Recently published numbers cite 341 patents registered per 100,000 people. This number is more than double that of the second most innovative city in the UK. The birthplace of the reflecting telescope, IVF, and iris recognition (among many other significant inventions), Cambridge has a legacy of impactful innovations.
Part of the reason behind that history is to be explained by the city being home to Cambridge University, an academic institution famous for its high standards, keen minds, and roster of celebrity alumnus. This culture of invention has permeated the city of Cambridge itself, not only the university. Cambridge is home to a high concentration of engineering and innovation companies, helping boost its’ patent numbers significantly.
You’ll find Coventry in central England, about two hours drive from London. Coventry holds a lot of UK history, and more recent innovations include: the first tank, the first traffic signals for cars, and the first dump trucks. Additionally, the first motorized funeral was held in Coventry - perhaps not the most glamorous of firsts, but certainly, one that carries wide societal impacts.
Cambridge might be the leader of innovation in the UK, but Coventry is no slouch. Academia in Coventry is heavily focused on engineering, manufacturing, and digital studies. Coventry University and Warwick University dominate the academic scene in Coventry, The result of this is 118 patents per 100,000 people filed yearly.

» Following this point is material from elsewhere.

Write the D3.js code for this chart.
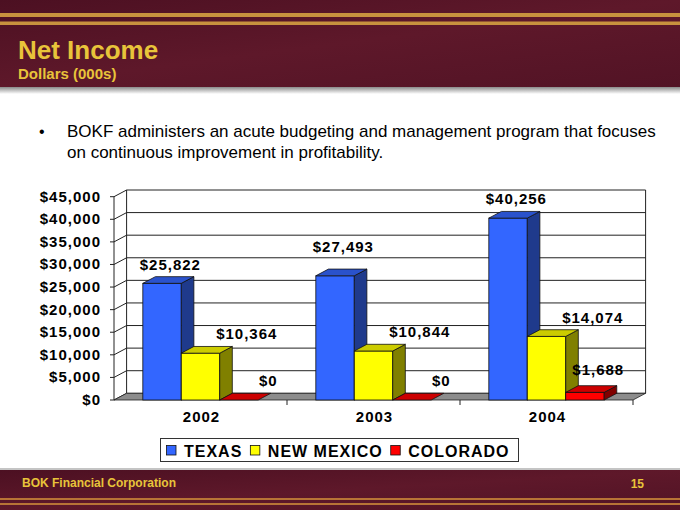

Local government in Coventry strives to support an environment of innovation with projects like the Coventry and Warwickshire Innovation Programme.
Oxford is located a short hour and twenty-minute drive northwest of London in the English countryside. 80 patents are filed yearly per 100,000 residents in Oxford. Third in the UK for most Innovative cities, Oxford is home to the famous Oxford University, although, like Cambridge, is also a city unto itself. The town of Oxford was named circa 900 CE, and the university was established in the 11th century. In addition to being one of the UKs most innovative cities, Oxford also boasts the highest amount of published authors per square mile in the world! Some of the most notable innovations to come from Oxford are infrared remote sensing, the structure of penicillin, and the beginnings of Lewis Carrolls’ Alice In Wonderland.
Innovations in Oxford are of a slightly different bent than the other centers of UK innovation and invention. The type of patents that are primarily discussed in this article are for physical objects; Oxford is more famed for its writers, politicians, poets, and actors. These are people whose work produces results that cannot generally be patented, thus, Oxford falls lower on this list.
Advantages Of Being An Innovative City
Being an innovative city carries great benefits for several reasons. With great new inventions comes attention on the national or global stage. From this flows tourism, interest from academic institutions, grant funding, and increased interest in living in these areas, among other factors. Cities benefit from innovation by capitalizing on these advantages to increase the overall quality of living for residents, possibly attracting more inventive people, and the cycle continues. InnovateUK is a government-funded organization that strives to foster innovation in the UK by investing in local initiatives. The UK prides itself on fostering a creative and innovative spirit in its people, and the results are evident!
But, Where’s London?
You might have noticed that London is conspicuous by its absence on this list. London is a large, respected, cosmopolitan center, and the main reason that the number of patents in London is not higher goes back a long time. Historically in Britain, academic institutions have distanced themselves from the cities. Before the Industrial Revolution, Britain was much less centralized around urban areas and remains more so today than many other nations. The Industrial Revolution made British cities like London busy, dirty, and polluted - far from the kind of idyllic setting that seems fitting for high academia. Universities remained in their pastoral settings, and while urban campuses are more popular now, tradition sees many UK centers of innovation still located in rural areas.